Boone suggested that Gil’s 2024 season was not just about performance but also learning to handle things when they aren’t going right. Gil opened the season 8-1 with a 1.82 ERA before going 1-3 with an 8.85 ERA in his next five starts. He went 5-2 with a 2.65 ERA in his next 10 starts before closing out the regular season with two rough outings.
“He’s coming off of a really special season last year where he was so important for us and I think [he] went through a lot of really good growth moments too,” Boone said. “For winning the [AL] Rookie of the Year and having an outstanding year, he had some struggles along the way, too, and kind of navigated those.”
Long journey for Brubaker
Reliever JT Brubaker, who allowed the only Baltimore hit in the Yankees’ 9-0 victory on Saturday, crossed the finish line of a long journey, as he hadn’t pitched in a major-league game since Oct. 4, 2022. While with Pittsburgh, he suffered an elbow injury that cost him all of the 2023 season, and the Yankees traded for him before the 2024 season, expecting him to complete the recovery.
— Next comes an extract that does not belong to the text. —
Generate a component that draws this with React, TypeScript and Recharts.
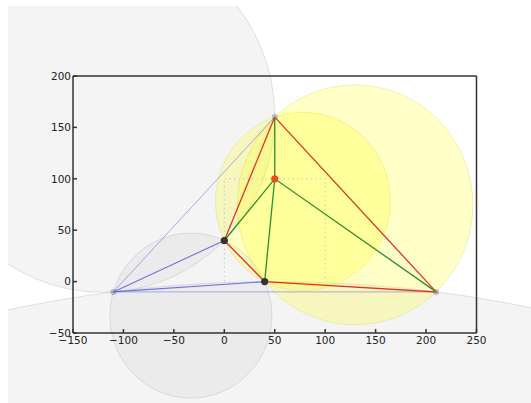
import React from 'react';
import { ComposedChart, Scatter, XAxis, YAxis, ReferenceArea } from 'recharts';

// Points of the triangulation
const pointNames = ['A', 'B', 'C', 'D', 'E', 'F'];
const pointX = [-110, 0, 40, 50, 50, 210];
const pointY = [-10, 40, 0, 160, 100, -10];

// Axis ticks
const xTicks = [-150, -100, -50, 0, 50, 100, 150, 200, 250];
const yTicks = [-50, 0, 50, 100, 150, 200];

// Circumcircles of triangles (centre x, centre y, radius)
const circleNames = ['ABD', 'ABC', 'ACF', 'BCD', 'CDF'];
const circleCX = [-121.36, -33.13, 50, 77.94, 129.69];
const circleCY = [160.98, -33.13, -1280, 77.94, 74.69];
const circleR = [171.36, 80.28, 1280.04, 86.68, 116.72];
const circleKind = ['old', 'old', 'old', 'bad', 'bad'];

// Edges as polylines through named points
const blueStrong = ['B', 'A', 'C'];
const blueLight = ['D', 'A', 'F'];
const redPath = ['D', 'B', 'C', 'F', 'D'];
const greenPathA = ['D', 'E', 'B'];
const greenPathB = ['C', 'E', 'F'];

// Dotted guide
const guideX = [0, 0, 100, 100];
const guideY = [0, 100, 100, 0];

// Dot groups
const grayDots = ['A', 'D', 'F'];
const darkDots = ['B', 'C'];
const newDots = ['E'];

const pt = (n: string) => {
  const i = pointNames.indexOf(n);
  return { x: pointX[i], y: pointY[i] };
};
const path = (names: string[]) => names.map(pt);
const guideData = guideX.map((x, i) => ({ x, y: guideY[i] }));

const fmt = (v: number) => String(v).replace('-', '\u2212');

const axisStyle = { stroke: '#333333', strokeWidth: 1.5 };
const tickFont = { fill: '#222', fontSize: 10.5, fontFamily: 'DejaVu Sans' };

const makeEllipse = (fill: string, fillOpacity: number, stroke: string, strokeOpacity: number) => (props: any) => {
  const { x, y, width, height } = props;
  return (
    <ellipse
      cx={x + width / 2}
      cy={y + height / 2}
      rx={Math.abs(width) / 2}
      ry={Math.abs(height) / 2}
      fill={fill}
      fillOpacity={fillOpacity}
      stroke={stroke}
      strokeOpacity={strokeOpacity}
      strokeWidth={1}
    />
  );
};
const grayShape = makeEllipse('#c0c0c0', 0.18, '#909090', 0.25);
const yellowShape = makeEllipse('#ffff00', 0.22, '#d0d040', 0.3);

const noDot = () => <g />;
const dot = (fill: string, r: number, op: number) => (p: any) => (
  <circle cx={p.cx} cy={p.cy} r={r} fill={fill} fillOpacity={op} />
);

export default function App() {
  const order = [0, 1, 2, 3, 4];
  return (
    <div style={{ position: 'absolute', left: 8, top: 6 }}>
      <ComposedChart width={523} height={397} margin={{ top: 69, right: 53.5, bottom: 40, left: 5 }}>
        <XAxis
          xAxisId="b"
          type="number"
          dataKey="x"
          domain={[-150, 250]}
          ticks={xTicks}
          interval={0}
          orientation="bottom"
          height={30}
          tickSize={-4}
          tickMargin={7.5}
          tickFormatter={fmt}
          axisLine={axisStyle}
          tickLine={axisStyle}
          tick={tickFont}
        />
        <XAxis
          xAxisId="t"
          type="number"
          dataKey="x"
          domain={[-150, 250]}
          ticks={xTicks}
          interval={0}
          orientation="top"
          height={1}
          tickSize={-4}
          tick={false}
          axisLine={axisStyle}
          tickLine={axisStyle}
        />
        <YAxis
          yAxisId="l"
          type="number"
          dataKey="y"
          domain={[-50, 200]}
          ticks={yTicks}
          interval={0}
          orientation="left"
          width={60}
          tickSize={-4}
          tickMargin={6}
          tickFormatter={fmt}
          axisLine={axisStyle}
          tickLine={axisStyle}
          tick={tickFont}
        />
        <YAxis
          yAxisId="r"
          type="number"
          dataKey="y"
          domain={[-50, 200]}
          ticks={yTicks}
          interval={0}
          orientation="right"
          width={1}
          tickSize={-4}
          tick={false}
          axisLine={axisStyle}
          tickLine={axisStyle}
        />
        {order
          .filter((i) => circleKind[i] === 'old')
          .map((i) => (
            <ReferenceArea
              key={circleNames[i]}
              xAxisId="b"
              yAxisId="l"
              x1={circleCX[i] - circleR[i]}
              x2={circleCX[i] + circleR[i]}
              y1={circleCY[i] - circleR[i]}
              y2={circleCY[i] + circleR[i]}
              ifOverflow="visible"
              shape={grayShape}
            />
          ))}
        <Scatter
          xAxisId="b"
          yAxisId="l"
          data={guideData}
          line={{ stroke: '#c8c8c8', strokeWidth: 1, strokeDasharray: '1.5 3' }}
          shape={noDot}
          isAnimationActive={false}
        />
        <Scatter
          xAxisId="b"
          yAxisId="l"
          data={path(blueLight)}
          line={{ stroke: '#6a6ae8', strokeWidth: 1, strokeOpacity: 0.55 }}
          shape={noDot}
          isAnimationActive={false}
        />
        <Scatter
          xAxisId="b"
          yAxisId="l"
          data={path(blueStrong)}
          line={{ stroke: '#5a5ae0', strokeWidth: 1.1, strokeOpacity: 0.85 }}
          shape={noDot}
          isAnimationActive={false}
        />
        {order
          .filter((i) => circleKind[i] === 'bad')
          .map((i) => (
            <ReferenceArea
              key={circleNames[i]}
              xAxisId="b"
              yAxisId="l"
              x1={circleCX[i] - circleR[i]}
              x2={circleCX[i] + circleR[i]}
              y1={circleCY[i] - circleR[i]}
              y2={circleCY[i] + circleR[i]}
              ifOverflow="visible"
              shape={yellowShape}
            />
          ))}
        <Scatter
          xAxisId="b"
          yAxisId="l"
          data={path(redPath)}
          line={{ stroke: '#e2302a', strokeWidth: 1.3 }}
          shape={noDot}
          isAnimationActive={false}
        />
        <Scatter
          xAxisId="b"
          yAxisId="l"
          data={path(greenPathA)}
          line={{ stroke: '#2a8f2a', strokeWidth: 1.3 }}
          shape={noDot}
          isAnimationActive={false}
        />
        <Scatter
          xAxisId="b"
          yAxisId="l"
          data={path(greenPathB)}
          line={{ stroke: '#2a8f2a', strokeWidth: 1.3 }}
          shape={noDot}
          isAnimationActive={false}
        />
        <Scatter
          xAxisId="b"
          yAxisId="l"
          data={path(grayDots)}
          shape={dot('#777777', 3, 0.45)}
          isAnimationActive={false}
        />
        <Scatter
          xAxisId="b"
          yAxisId="l"
          data={path(darkDots)}
          shape={dot('#333333', 3.6, 1)}
          isAnimationActive={false}
        />
        <Scatter
          xAxisId="b"
          yAxisId="l"
          data={path(newDots)}
          shape={dot('#e4501e', 3.6, 1)}
          isAnimationActive={false}
        />
      </ComposedChart>
    </div>
  );
}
An oblique injury limited him to eight minor-league appearances in 2024 and he fractured three ribs in a 2025 exhibition game before being brought off the injured list on Wednesday.
“The journey has been long [with] lot of adversity, and really, the love of the game is what kept me going no matter where I was,” Brubaker said. “I'm glad I'm here and just the knowledge that the Yankees [believed] kept the love of baseball going in my heart and my mind. The road to get back to a big-league mound was the goal and I can say that I did it.”
Extra bases
Catcher J.C. Escarra had a career-best three hits and is slashing .308/.391/.538 in his last 13 starts . . . Anthony Volpe, who was in an 0-for-25 slide after his first at-bat Saturday, had three hits — a dribbler down the third-base line that stayed fair, a home run just inside the rightfield foul pole and a blooper into shallow rightfield . . . The Yankees sold out the Stadium for the 10th time this season . . . The Yankees pitched their eighth shutout of the season.